Market conditions are ripe for small to medium-size enterprises (SMEs) to acquire their own commercial or industrial premises via their self-managed super funds (SMSFs), said specialist commercial property lender, the Thinktank Group.
Thinktank’s Per Amundsen said the financial benefits of SMEs using their SMSFs to acquire their business premises are well known, including tax minimisation, asset protection and building wealth for retirement.
“But what is often less understood is that the secondary market for commercial property can be closely linked to the primary market, and that rising prices in the latter, in many circumstances, will have a flow-on effect on the former,” Amundsen said.
“In particular, tighter vacancy rates in Sydney and Melbourne are pushing prices up across both primary and secondary markets.
“As the latest Property Council of Australia figures showed, there has been an improvement in all CBD markets’ vacancy rates, with demand the key driver, especially in Melbourne.

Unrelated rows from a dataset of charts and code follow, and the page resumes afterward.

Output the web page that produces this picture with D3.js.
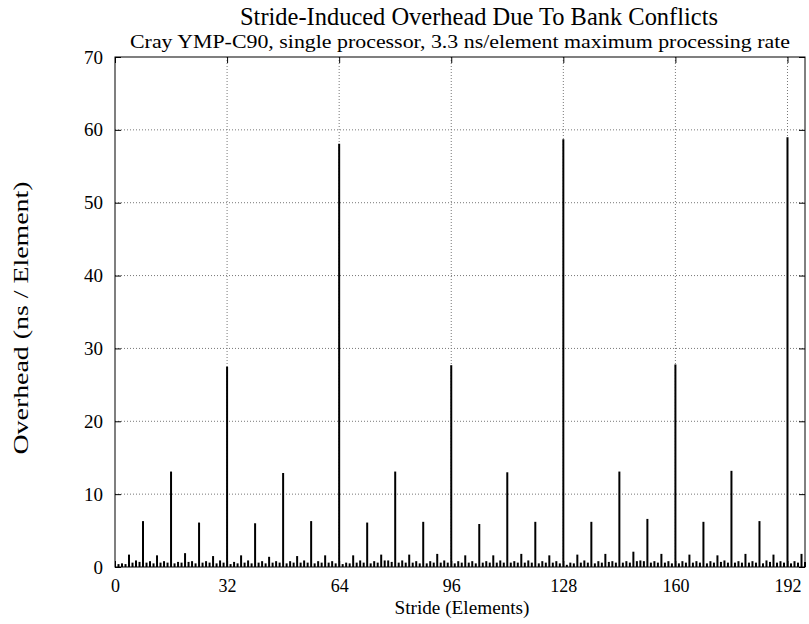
<!DOCTYPE html>
<html><head><meta charset="utf-8">
<script src="https://cdn.jsdelivr.net/npm/d3@7"></script>
<style>body{margin:0;background:#fff}text{font-family:"Liberation Serif","Times New Roman",serif;fill:#000}</style>
</head><body>
<svg id="c" width="809" height="624"></svg>
<script>
const titleText = "Stride-Induced Overhead Due To Bank Conflicts";
const subtitleText = "Cray YMP-C90, single processor, 3.3 ns/element maximum processing rate";
const xLabel = "Stride (Elements)";
const yLabel = "Overhead (ns / Element)";
const xTicks = [0, 32, 64, 96, 128, 160, 192];
const yTicks = [0, 10, 20, 30, 40, 50, 60, 70];
// overhead values for strides 1..197
const overhead = [
 0.4,0.5,0.4,1.7,0.6,0.9,0.7,6.3,
 0.6,0.8,0.5,1.6,0.6,0.8,0.6,13.1,
 0.5,0.7,0.6,1.9,0.7,0.8,0.5,6.1,
 0.6,0.8,0.6,1.5,0.5,0.9,0.6,27.5,
 0.4,0.7,0.5,1.6,0.6,0.9,0.5,6.0,
 0.6,0.8,0.5,1.4,0.6,0.8,0.6,12.9,
 0.5,0.8,0.6,1.5,0.6,0.9,0.6,6.3,
 0.5,0.8,0.6,1.6,0.6,0.8,0.5,58.1,
 0.4,0.6,0.5,1.6,0.6,0.9,0.6,6.1,
 0.5,0.8,0.6,1.7,0.9,0.9,0.7,13.1,
 0.6,0.9,0.6,1.7,0.6,0.8,0.5,6.2,
 0.5,0.8,0.6,1.8,0.6,0.9,0.6,27.7,
 0.5,0.8,0.6,1.6,0.6,0.8,0.5,5.9,
 0.6,0.8,0.6,1.6,0.6,0.9,0.6,13.0,
 0.6,0.8,0.6,1.8,0.6,0.9,0.6,6.2,
 0.5,0.8,0.6,1.6,0.6,0.8,0.5,58.7,
 0.3,0.6,0.5,1.7,0.6,0.9,0.6,6.2,
 0.5,0.8,0.6,1.8,0.7,0.8,0.6,13.1,
 0.6,0.8,0.6,2.1,0.8,0.9,0.8,6.6,
 0.6,0.8,0.6,1.8,0.6,0.8,0.5,27.8,
 0.5,0.8,0.6,1.7,0.6,0.8,0.6,6.2,
 0.5,0.8,0.6,1.6,0.7,0.9,0.6,13.2,
 0.6,0.8,0.6,1.8,0.6,0.8,0.6,6.3,
 0.5,0.9,0.7,1.7,0.6,0.8,0.6,59.0,
 0.5,0.8,0.6,1.8,0.7
];
const strides = overhead.map((_, i) => i + 1);

const svg = d3.select("#c");
const L = 115, R = 805, T = 57, B = 567;
const x = d3.scaleLinear().domain([0, 197]).range([L, R]);
const y = d3.scaleLinear().domain([0, 70]).range([B, T]);

// grid
const g = svg.append("g");
g.selectAll(".gy").data(yTicks.filter(v => v > 0 && v < 70)).enter().append("line")
 .attr("x1", L).attr("x2", R).attr("y1", d => y(d)).attr("y2", d => y(d))
 .attr("stroke", "#777").attr("stroke-width", 1).attr("stroke-dasharray", "1,2");
g.selectAll(".gx").data(xTicks.filter(v => v > 0)).enter().append("line")
 .attr("y1", T).attr("y2", B).attr("x1", d => x(d)).attr("x2", d => x(d))
 .attr("stroke", "#777").attr("stroke-width", 1).attr("stroke-dasharray", "1,2");

// axes (ticks inward)
const ax = svg.append("g").attr("transform", `translate(0,${B})`)
 .call(d3.axisBottom(x).tickValues(xTicks).tickSize(-6).tickPadding(12).tickSizeOuter(0));
const ay = svg.append("g").attr("transform", `translate(${L},0)`)
 .call(d3.axisLeft(y).tickValues(yTicks).tickSize(-6).tickPadding(12).tickSizeOuter(0));
const axT = svg.append("g").attr("transform", `translate(0,${T})`)
 .call(d3.axisTop(x).tickValues(xTicks).tickSize(-6).tickFormat("").tickSizeOuter(0));
const ayR = svg.append("g").attr("transform", `translate(${R},0)`)
 .call(d3.axisRight(y).tickValues(yTicks).tickSize(-6).tickFormat("").tickSizeOuter(0));
[ax, ay, axT, ayR].forEach(a => {
  a.select(".domain").remove();
  a.selectAll("line").attr("stroke", "#000");
  a.selectAll("text").style("font-family", '"Liberation Serif",serif').style("font-size", "19px").attr("fill", "#000");
});
ax.selectAll("text").style("font-size", "18px");

// impulses
svg.append("g").selectAll("line").data(strides).enter().append("line")
 .attr("x1", d => x(d)).attr("x2", d => x(d))
 .attr("y1", y(0)).attr("y2", (d, i) => y(overhead[i]))
 .attr("stroke", "#000").attr("stroke-width", 2);

// frame
svg.append("rect").attr("x", L).attr("y", T).attr("width", R - L).attr("height", B - T)
 .attr("fill", "none").attr("stroke", "#000").attr("stroke-width", 1);

// titles
svg.append("text").attr("x", 479).attr("y", 25).attr("text-anchor", "middle")
 .attr("textLength", 478).attr("lengthAdjust", "spacingAndGlyphs")
 .style("font-size", "25px").text(titleText);
svg.append("text").attr("x", 460).attr("y", 48).attr("text-anchor", "middle")
 .attr("textLength", 660).attr("lengthAdjust", "spacingAndGlyphs")
 .style("font-size", "19px").text(subtitleText);
svg.append("text").attr("x", 462).attr("y", 614).attr("text-anchor", "middle")
 .attr("textLength", 135).attr("lengthAdjust", "spacingAndGlyphs")
 .style("font-size", "18px").text(xLabel);
svg.append("text").attr("transform", "translate(28,318) rotate(-90)").attr("text-anchor", "middle")
 .attr("textLength", 273).attr("lengthAdjust", "spacingAndGlyphs")
 .style("font-size", "20px").text(yLabel);
</script>
</body></html>
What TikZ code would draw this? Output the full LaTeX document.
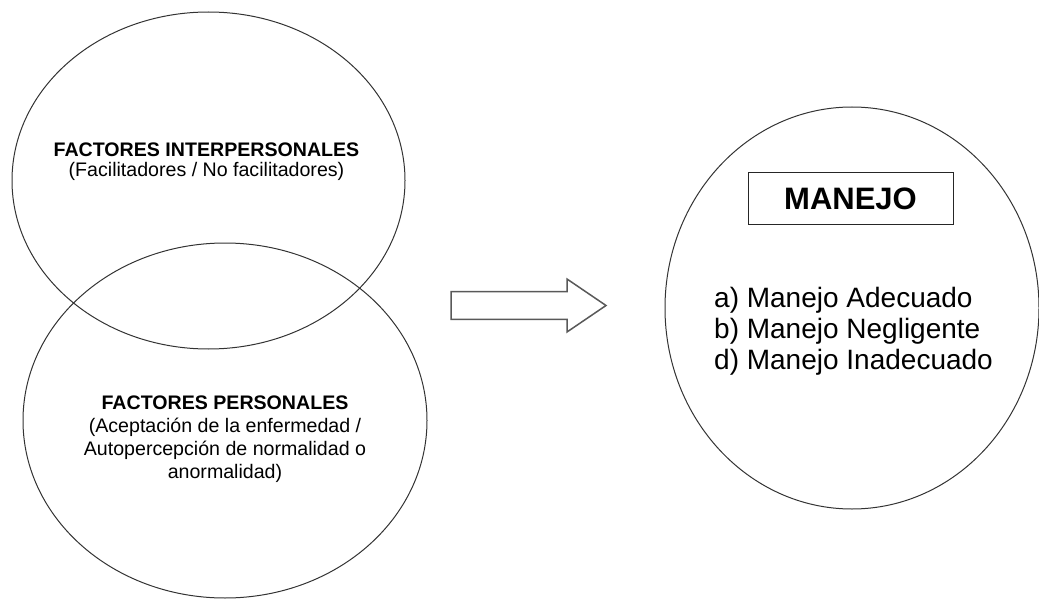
\documentclass[tikz,border=0pt]{standalone}
\usepackage{fontspec}
\setmainfont{Liberation Sans}
\usetikzlibrary{shapes.geometric}
\begin{document}
\begin{tikzpicture}[x=1pt,y=-1pt,
  bubble/.style={draw=black!80, line width=1pt, ellipse, inner sep=0pt},
  lefttext/.style={align=center, text=black},
  listline/.style={anchor=west, inner sep=0pt, font=\fontsize{28}{32}\selectfont},
  blockarrow/.style={draw=black!65, line width=1.5pt, line join=miter, fill=white}]
\useasboundingbox (0,0) rectangle (1039,599);

% the three circles
\node[bubble, minimum width=393pt, minimum height=337pt] (inter) at (208.5,180.5) {};
\node[bubble, minimum width=404pt, minimum height=355pt] (pers) at (225,420.5) {};
\node[bubble, minimum width=374pt, minimum height=402pt] (manejo) at (852,308) {};

% texts of the left circles
\node[lefttext, font=\fontsize{19.6}{20}\selectfont] (intertxt) at (206.5,162)
  {\textbf{FACTORES INTERPERSONALES}\\(Facilitadores / No facilitadores)};
\node[lefttext, font=\fontsize{19.6}{23}\selectfont] (perstxt) at (225,439)
  {\textbf{FACTORES PERSONALES}\\(Aceptación de la enfermedad /\\Autopercepción de normalidad o\\anormalidad)};

% block arrow between the groups
\coordinate (tailtop) at (451,291.7);
\coordinate (tailbot) at (451,319.3);
\coordinate (tip) at (606,305.5);
\draw[blockarrow] (tailtop) -- (567,291.7) -- (567,279) -- (tip)
  -- (567,332) -- (567,319.3) -- (tailbot) -- cycle;

% title box and list inside the right circle
\node[draw=black!85, line width=1pt, minimum width=205pt, minimum height=51pt,
  font=\bfseries\fontsize{31}{31}\selectfont] (titulo) at (850.5,198.5) {MANEJO};
\node[listline] (opa) at (714,300) {a) Manejo Adecuado};
\node[listline] (opb) at (714,331) {b) Manejo Negligente};
\node[listline] (opd) at (714,362) {d) Manejo Inadecuado};
\end{tikzpicture}
\end{document}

“Falling CBD vacancy rates help underpin commercial property prices right across the market. There’s a ripple effect flowing out from this CBD activity, so for SMEs it’s an ideal opportunity to either sell their commercial premises to their SMSF or use their fund to acquire premises.”

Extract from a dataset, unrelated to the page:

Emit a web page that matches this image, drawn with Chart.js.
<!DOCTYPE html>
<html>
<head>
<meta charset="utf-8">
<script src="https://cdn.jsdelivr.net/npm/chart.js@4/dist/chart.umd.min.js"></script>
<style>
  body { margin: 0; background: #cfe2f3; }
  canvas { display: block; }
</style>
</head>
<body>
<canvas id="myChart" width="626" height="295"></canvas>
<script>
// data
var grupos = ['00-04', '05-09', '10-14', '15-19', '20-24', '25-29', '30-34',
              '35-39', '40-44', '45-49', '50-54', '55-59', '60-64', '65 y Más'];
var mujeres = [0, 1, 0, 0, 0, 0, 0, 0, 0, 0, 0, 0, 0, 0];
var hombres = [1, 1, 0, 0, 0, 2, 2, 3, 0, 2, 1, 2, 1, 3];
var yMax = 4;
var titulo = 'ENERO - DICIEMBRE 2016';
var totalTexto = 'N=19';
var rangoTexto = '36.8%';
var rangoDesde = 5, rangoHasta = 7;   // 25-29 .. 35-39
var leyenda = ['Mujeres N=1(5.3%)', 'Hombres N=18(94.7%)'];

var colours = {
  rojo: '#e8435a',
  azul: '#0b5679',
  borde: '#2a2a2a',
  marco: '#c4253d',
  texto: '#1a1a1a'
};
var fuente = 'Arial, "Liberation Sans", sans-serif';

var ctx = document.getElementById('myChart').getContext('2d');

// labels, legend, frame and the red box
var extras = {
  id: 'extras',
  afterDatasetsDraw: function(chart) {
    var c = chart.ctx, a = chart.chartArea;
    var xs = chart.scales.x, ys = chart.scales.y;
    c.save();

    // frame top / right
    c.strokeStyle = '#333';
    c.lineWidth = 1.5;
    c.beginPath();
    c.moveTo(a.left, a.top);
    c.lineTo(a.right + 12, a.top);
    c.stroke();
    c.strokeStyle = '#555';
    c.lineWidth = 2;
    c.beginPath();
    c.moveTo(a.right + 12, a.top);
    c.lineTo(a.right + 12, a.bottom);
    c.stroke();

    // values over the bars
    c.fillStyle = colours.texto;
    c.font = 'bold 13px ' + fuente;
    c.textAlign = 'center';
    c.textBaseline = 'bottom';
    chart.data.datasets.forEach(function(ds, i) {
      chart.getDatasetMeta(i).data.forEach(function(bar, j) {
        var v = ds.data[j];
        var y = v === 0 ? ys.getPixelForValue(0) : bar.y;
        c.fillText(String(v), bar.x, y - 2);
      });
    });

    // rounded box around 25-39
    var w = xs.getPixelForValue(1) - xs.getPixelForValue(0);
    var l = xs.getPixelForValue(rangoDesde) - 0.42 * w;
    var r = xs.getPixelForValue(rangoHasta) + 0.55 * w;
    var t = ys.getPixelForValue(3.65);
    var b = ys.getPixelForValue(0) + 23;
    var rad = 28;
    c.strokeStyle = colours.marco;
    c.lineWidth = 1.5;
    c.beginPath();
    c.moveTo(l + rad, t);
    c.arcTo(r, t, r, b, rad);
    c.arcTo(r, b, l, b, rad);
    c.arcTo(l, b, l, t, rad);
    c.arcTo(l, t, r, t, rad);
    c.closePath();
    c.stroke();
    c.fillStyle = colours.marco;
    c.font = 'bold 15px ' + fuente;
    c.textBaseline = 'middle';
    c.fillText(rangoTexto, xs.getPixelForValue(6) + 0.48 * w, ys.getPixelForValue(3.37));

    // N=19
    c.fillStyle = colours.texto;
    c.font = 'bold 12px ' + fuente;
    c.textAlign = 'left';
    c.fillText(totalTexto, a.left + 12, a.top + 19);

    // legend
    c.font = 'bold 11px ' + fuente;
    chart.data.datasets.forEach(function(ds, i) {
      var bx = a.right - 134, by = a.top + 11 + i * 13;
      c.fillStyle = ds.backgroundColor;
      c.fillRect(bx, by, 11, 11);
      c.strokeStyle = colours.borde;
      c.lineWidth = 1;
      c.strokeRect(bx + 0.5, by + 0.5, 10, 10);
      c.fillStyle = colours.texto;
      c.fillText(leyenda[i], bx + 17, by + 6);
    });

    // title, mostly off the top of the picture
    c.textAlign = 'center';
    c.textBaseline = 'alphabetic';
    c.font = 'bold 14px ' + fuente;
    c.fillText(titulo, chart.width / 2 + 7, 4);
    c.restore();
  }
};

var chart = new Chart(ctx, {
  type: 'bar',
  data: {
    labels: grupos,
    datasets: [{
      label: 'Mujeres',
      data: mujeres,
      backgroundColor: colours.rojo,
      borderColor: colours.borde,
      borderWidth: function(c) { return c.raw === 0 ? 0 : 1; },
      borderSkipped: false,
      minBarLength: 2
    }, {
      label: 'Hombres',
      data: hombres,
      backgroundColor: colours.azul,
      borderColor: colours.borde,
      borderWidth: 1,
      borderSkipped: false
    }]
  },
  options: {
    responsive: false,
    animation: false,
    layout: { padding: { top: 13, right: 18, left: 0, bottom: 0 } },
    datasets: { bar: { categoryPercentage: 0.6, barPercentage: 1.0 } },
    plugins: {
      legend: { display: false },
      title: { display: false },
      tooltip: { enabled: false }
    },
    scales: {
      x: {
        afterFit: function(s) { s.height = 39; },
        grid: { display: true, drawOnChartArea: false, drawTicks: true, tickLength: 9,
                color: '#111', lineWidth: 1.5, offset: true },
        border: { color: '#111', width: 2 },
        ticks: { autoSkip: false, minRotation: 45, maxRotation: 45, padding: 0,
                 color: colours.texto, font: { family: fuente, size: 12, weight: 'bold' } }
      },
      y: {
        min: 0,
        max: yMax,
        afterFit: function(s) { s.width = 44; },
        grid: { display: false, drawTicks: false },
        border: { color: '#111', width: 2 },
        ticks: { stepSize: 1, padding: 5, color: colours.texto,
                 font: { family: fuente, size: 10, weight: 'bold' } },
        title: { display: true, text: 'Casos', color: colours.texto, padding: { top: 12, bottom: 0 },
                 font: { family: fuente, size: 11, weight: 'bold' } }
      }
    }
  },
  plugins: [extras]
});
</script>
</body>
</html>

Amundsen said a similar opportunity exists in SMEs in the manufacturing and constructions sectors of the economy.
“The industrial property market, where Thinktank has 43.6 per cent of its loan book at $363 million, is benefiting from a stronger manufacturing sector with the ACCI-Westpac Survey of Industrial Trends for the June quarter rising 4.4 points to 63.8,” he said.
“Manufacturing continues to benefit from local apartment and infrastructure projects that are still boosting demand, with 37 per cent of businesses expecting the general business environment to strengthen over the next six months.
“This paints a positive picture for industrial property, with the commercial and industrial real estate agent Savills highlighting stable rental levels across the country (except Perth), but with yields continuing to tighten everywhere (including Perth).”